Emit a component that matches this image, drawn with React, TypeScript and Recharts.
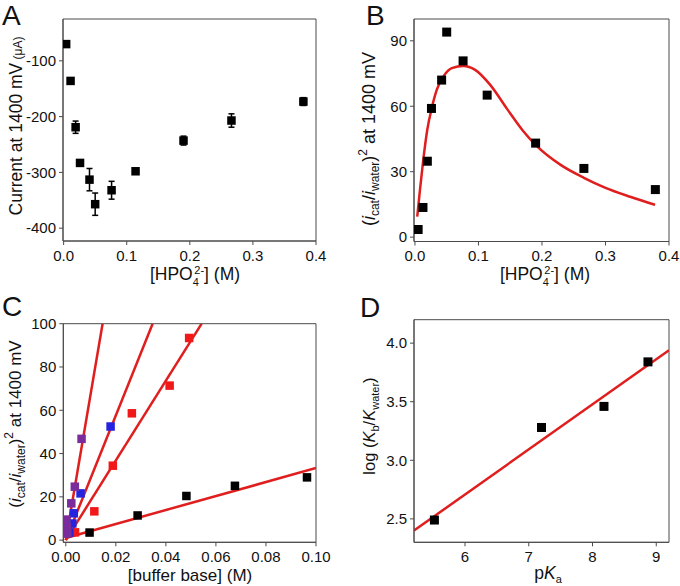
import React from "react";
import {
  ComposedChart,
  Scatter,
  Line,
  XAxis,
  YAxis,
  ErrorBar,
  ReferenceArea,
} from "recharts";

const FONT = "'Liberation Sans', Arial, Helvetica, sans-serif";
const RED = "#e01e1e";
const AXIS = "#4a4a4a";

// A: current at 1400 mV vs [HPO4 2-]
const aConc = [0.004, 0.011, 0.019, 0.026, 0.041, 0.05, 0.076, 0.114, 0.19, 0.266, 0.38];
const aCurrent = [-70, -136, -219, -283, -313, -357, -332, -298, -243, -207, -173];
const aErr = [3, 3, 11, 5, 20, 20, 16, 5, 8, 12, 7];

// B: (icat/iwater)^2 vs [HPO4 2-], with fitted curve
const bConc = [0.005, 0.0126, 0.0195, 0.026, 0.042, 0.05, 0.0758, 0.1137, 0.19, 0.266, 0.3785];
const bRatio = [3.5, 13.6, 34.8, 59, 72, 94, 80.8, 65.1, 43.1, 31.5, 21.8];
const bFitX = [0.0036, 0.0079, 0.0131, 0.0194, 0.0264, 0.0343, 0.0447, 0.058, 0.0763, 0.0948, 0.1185, 0.145, 0.17, 0.19, 0.23, 0.266, 0.3, 0.34, 0.378];
const bFitY = [9.4, 21.7, 35.4, 49.2, 59.1, 67.5, 73.6, 77.5, 78.5, 76.7, 69.8, 58.8, 48.8, 42.3, 33, 27.2, 22.6, 18.4, 14.8];

// C: ratio vs [buffer base] for four buffers
const cBlackX = [0.0095, 0.0287, 0.0482, 0.0676, 0.0964];
const cBlackY = [3.5, 11.4, 20.4, 25.1, 29];
const cRedX = [0.0037, 0.0114, 0.0188, 0.0264, 0.0415, 0.0493];
const cRedY = [3.6, 13.3, 34.4, 58.6, 71.4, 93.4];
const cBlueX = [0.0014, 0.0026, 0.0032, 0.0059, 0.0179];
const cBlueY = [3.5, 7.7, 12.4, 21.6, 52.5];
const cPurpleX = [0.0006, 0.0004, 0.0002, 0.0022, 0.0036, 0.0063];
const cPurpleY = [3, 6, 9.5, 17, 24.7, 46.8];
const cFitBlackX = [0, 0.1];
const cFitBlackY = [1, 33.3];
const cFitRedX = [0, 0.0543];
const cFitRedY = [0, 100];
const cFitBlueX = [0, 0.0347];
const cFitBlueY = [0, 100];
const cFitPurpleX = [0, 0.0147];
const cFitPurpleY = [0, 100];

// D: log(kb/kwater) vs pKa
const dPka = [5.52, 7.2, 8.18, 8.87];
const dLog = [2.49, 3.28, 3.46, 3.84];
const dFitX = [5.2, 9.2];
const dFitY = [2.4, 3.94];

const zip = (xs: number[], ys: number[], extra?: number[]) =>
  xs.map((x, i) => ({ x, y: ys[i], err: extra ? extra[i] : 0 }));

const square = (fill: string, s: number) => (p: any) =>
  <rect x={p.cx - s / 2} y={p.cy - s / 2} width={s} height={s} fill={fill} />;

const tickStyle = { fill: "#111", fontSize: 15, fontFamily: FONT };

function Frame({ x, y }: { x: number[]; y: number[] }) {
  return (
    <ReferenceArea x1={x[0]} x2={x[1]} y1={y[0]} y2={y[1]} fill="none" stroke={AXIS} strokeWidth={1} fillOpacity={0} ifOverflow="visible" />
  );
}

function axes(xDom: number[], xTicks: number[], xDig: number, yDom: number[], yTicks: number[], yDig: number) {
  return [
    <XAxis
      key="x"
      type="number"
      dataKey="x"
      domain={xDom}
      ticks={xTicks}
      interval={0}
      allowDataOverflow
      tickFormatter={(v: number) => v.toFixed(xDig)}
      tick={tickStyle}
      height={30}
      tickSize={4}
      tickMargin={5}
      stroke={AXIS}
    />,
    <YAxis
      key="y"
      type="number"
      dataKey="y"
      domain={yDom}
      ticks={yTicks}
      interval={0}
      allowDataOverflow
      tickFormatter={(v: number) => v.toFixed(yDig)}
      tick={tickStyle}
      width={40}
      tickSize={4}
      tickMargin={3}
      stroke={AXIS}
    />,
  ];
}

function PanelA() {
  const xd = [-0.001, 0.4];
  const yd = [-423, -25];
  return (
    <ComposedChart width={340} height={293} margin={{ top: 19, right: 24, bottom: 22, left: 23 }}>
      {axes(xd, [0, 0.1, 0.2, 0.3, 0.4], 1, yd, [-400, -300, -200, -100], 0)}
      <Frame x={xd} y={yd} />
      <Scatter data={zip(aConc, aCurrent, aErr)} shape={square("#000", 8.5)} isAnimationActive={false}>
        <ErrorBar dataKey="err" direction="y" width={3} stroke="#000" strokeWidth={1.5} />
      </Scatter>
    </ComposedChart>
  );
}

function PanelB() {
  const xd = [-0.0015, 0.4];
  const yd = [-2, 100];
  return (
    <ComposedChart width={340} height={293} margin={{ top: 19, right: 11, bottom: 21.5, left: 34 }}>
      {axes(xd, [0, 0.1, 0.2, 0.3, 0.4], 1, yd, [0, 30, 60, 90], 0)}
      <Frame x={xd} y={yd} />
      <Line data={zip(bFitX, bFitY)} dataKey="y" type="monotone" stroke={RED} strokeWidth={2.5} dot={false} isAnimationActive={false} />
      <Scatter data={zip(bConc, bRatio)} shape={square("#000", 9)} isAnimationActive={false} />
    </ComposedChart>
  );
}

function PanelC() {
  const xd = [-0.001, 0.1];
  const yd = [-1, 100];
  const fit = (xs: number[], ys: number[], k: string) => (
    <Line key={k} data={zip(xs, ys)} dataKey="y" type="linear" stroke={RED} strokeWidth={2.5} dot={false} isAnimationActive={false} />
  );
  return (
    <ComposedChart width={340} height={293} margin={{ top: 30.7, right: 24, bottom: 13.7, left: 23.3 }}>
      {axes(xd, [0, 0.02, 0.04, 0.06, 0.08, 0.1], 2, yd, [0, 20, 40, 60, 80, 100], 0)}
      <Frame x={xd} y={yd} />
      <Scatter data={zip(cBlackX, cBlackY)} shape={square("#000", 8.5)} isAnimationActive={false} />
      <Scatter data={zip(cRedX, cRedY)} shape={square("#f01818", 8.5)} isAnimationActive={false} />
      <Scatter data={zip(cBlueX, cBlueY)} shape={square("#2424e0", 8.5)} isAnimationActive={false} />
      <Scatter data={zip(cPurpleX, cPurpleY)} shape={square("#7a2c9c", 8.5)} isAnimationActive={false} />
      {fit(cFitBlackX, cFitBlackY, "fb")}
      {fit(cFitRedX, cFitRedY, "fr")}
      {fit(cFitBlueX, cFitBlueY, "fbl")}
      {fit(cFitPurpleX, cFitPurpleY, "fp")}
    </ComposedChart>
  );
}

function PanelD() {
  const xd = [5.2, 9.2];
  const yd = [2.3, 4.2];
  return (
    <ComposedChart width={340} height={293} margin={{ top: 26.7, right: 11, bottom: 13.7, left: 34 }}>
      {axes(xd, [6, 7, 8, 9], 0, yd, [2.5, 3, 3.5, 4], 1)}
      <Frame x={xd} y={yd} />
      <Scatter data={zip(dPka, dLog)} shape={square("#000", 9)} isAnimationActive={false} />
      <Line data={zip(dFitX, dFitY)} dataKey="y" type="linear" stroke={RED} strokeWidth={2.5} dot={false} isAnimationActive={false} />
    </ComposedChart>
  );
}

function RatioTitle({ x, y, size }: { x: number; y: number; size: number }) {
  const s = Math.round(size * 0.68);
  return (
    <text transform={`translate(${x},${y}) rotate(-90)`} textAnchor="middle" fontSize={size}>
      (<tspan fontStyle="italic">i</tspan>
      <tspan fontSize={s} dy={4}>cat</tspan>
      <tspan dy={-4}>/</tspan>
      <tspan fontStyle="italic">i</tspan>
      <tspan fontSize={s} dy={4}>water</tspan>
      <tspan dy={-4}>)</tspan>
      <tspan fontSize={s} dy={-8}>2</tspan>
      <tspan dy={8}>{" at 1400 mV"}</tspan>
    </text>
  );
}

function HpoTitle({ x, y }: { x: number; y: number }) {
  return (
    <text x={x} y={y} textAnchor="middle" fontSize={17.5}>
      [HPO
      <tspan fontSize={11} dy={6}>4</tspan>
      <tspan fontSize={11} dx={-4.5} dy={-12.5}>2-</tspan>
      <tspan dy={6.5}>{"] (M)"}</tspan>
    </text>
  );
}

function Labels() {
  return (
    <svg width={680} height={586} style={{ position: "absolute", left: 0, top: 0, pointerEvents: "none" }}>
      <g fontFamily={FONT} fill="#111">
        <text x={2} y={25} fontSize={28}>A</text>
        <text x={366} y={25} fontSize={28}>B</text>
        <text x={2} y={316} fontSize={28}>C</text>
        <text x={360} y={317} fontSize={28}>D</text>

        <text transform="translate(21.5,126) rotate(-90)" textAnchor="middle" fontSize={17.5}>
          Current at 1400 mV
          <tspan fontSize={12}>{" (\u03bcA)"}</tspan>
        </text>
        <HpoTitle x={195} y={280} />

        <RatioTitle x={375} y={139} size={18} />
        <HpoTitle x={545} y={280} />

        <RatioTitle x={20.5} y={424} size={17} />
        <text x={190} y={580.5} textAnchor="middle" fontSize={17}>[buffer base] (M)</text>

        <text transform="translate(375,426) rotate(-90)" textAnchor="middle" fontSize={16.5}>
          {"log ("}
          <tspan fontStyle="italic">K</tspan>
          <tspan fontSize={11} dy={4}>b</tspan>
          <tspan dy={-4}>/</tspan>
          <tspan fontStyle="italic">K</tspan>
          <tspan fontSize={11} dy={4}>water</tspan>
          <tspan dy={-4}>)</tspan>
        </text>
        <text x={548} y={578.5} textAnchor="middle" fontSize={17.5}>
          p<tspan fontStyle="italic">K</tspan>
          <tspan fontSize={11} dy={4}>a</tspan>
        </text>
      </g>
    </svg>
  );
}

export default function App() {
  return (
    <div style={{ position: "absolute", left: 0, top: 0, width: 680, height: 586, background: "#fff" }}>
      <div style={{ position: "absolute", left: 0, top: 0 }}>
        <PanelA />
      </div>
      <div style={{ position: "absolute", left: 340, top: 0 }}>
        <PanelB />
      </div>
      <div style={{ position: "absolute", left: 0, top: 293 }}>
        <PanelC />
      </div>
      <div style={{ position: "absolute", left: 340, top: 293 }}>
        <PanelD />
      </div>
      <Labels />
    </div>
  );
}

- Objective -
Repeat the listing above exactly from its first line to the line containing "22.6, 18.4, 14.8];", both included, and omit the pictures.

- Task solution -
Emit a component that matches this image, drawn with React, TypeScript and Recharts.
import React from "react";
import {
  ComposedChart,
  Scatter,
  Line,
  XAxis,
  YAxis,
  ErrorBar,
  ReferenceArea,
} from "recharts";

const FONT = "'Liberation Sans', Arial, Helvetica, sans-serif";
const RED = "#e01e1e";
const AXIS = "#4a4a4a";

// A: current at 1400 mV vs [HPO4 2-]
const aConc = [0.004, 0.011, 0.019, 0.026, 0.041, 0.05, 0.076, 0.114, 0.19, 0.266, 0.38];
const aCurrent = [-70, -136, -219, -283, -313, -357, -332, -298, -243, -207, -173];
const aErr = [3, 3, 11, 5, 20, 20, 16, 5, 8, 12, 7];

// B: (icat/iwater)^2 vs [HPO4 2-], with fitted curve
const bConc = [0.005, 0.0126, 0.0195, 0.026, 0.042, 0.05, 0.0758, 0.1137, 0.19, 0.266, 0.3785];
const bRatio = [3.5, 13.6, 34.8, 59, 72, 94, 80.8, 65.1, 43.1, 31.5, 21.8];
const bFitX = [0.0036, 0.0079, 0.0131, 0.0194, 0.0264, 0.0343, 0.0447, 0.058, 0.0763, 0.0948, 0.1185, 0.145, 0.17, 0.19, 0.23, 0.266, 0.3, 0.34, 0.378];
const bFitY = [9.4, 21.7, 35.4, 49.2, 59.1, 67.5, 73.6, 77.5, 78.5, 76.7, 69.8, 58.8, 48.8, 42.3, 33, 27.2, 22.6, 18.4, 14.8];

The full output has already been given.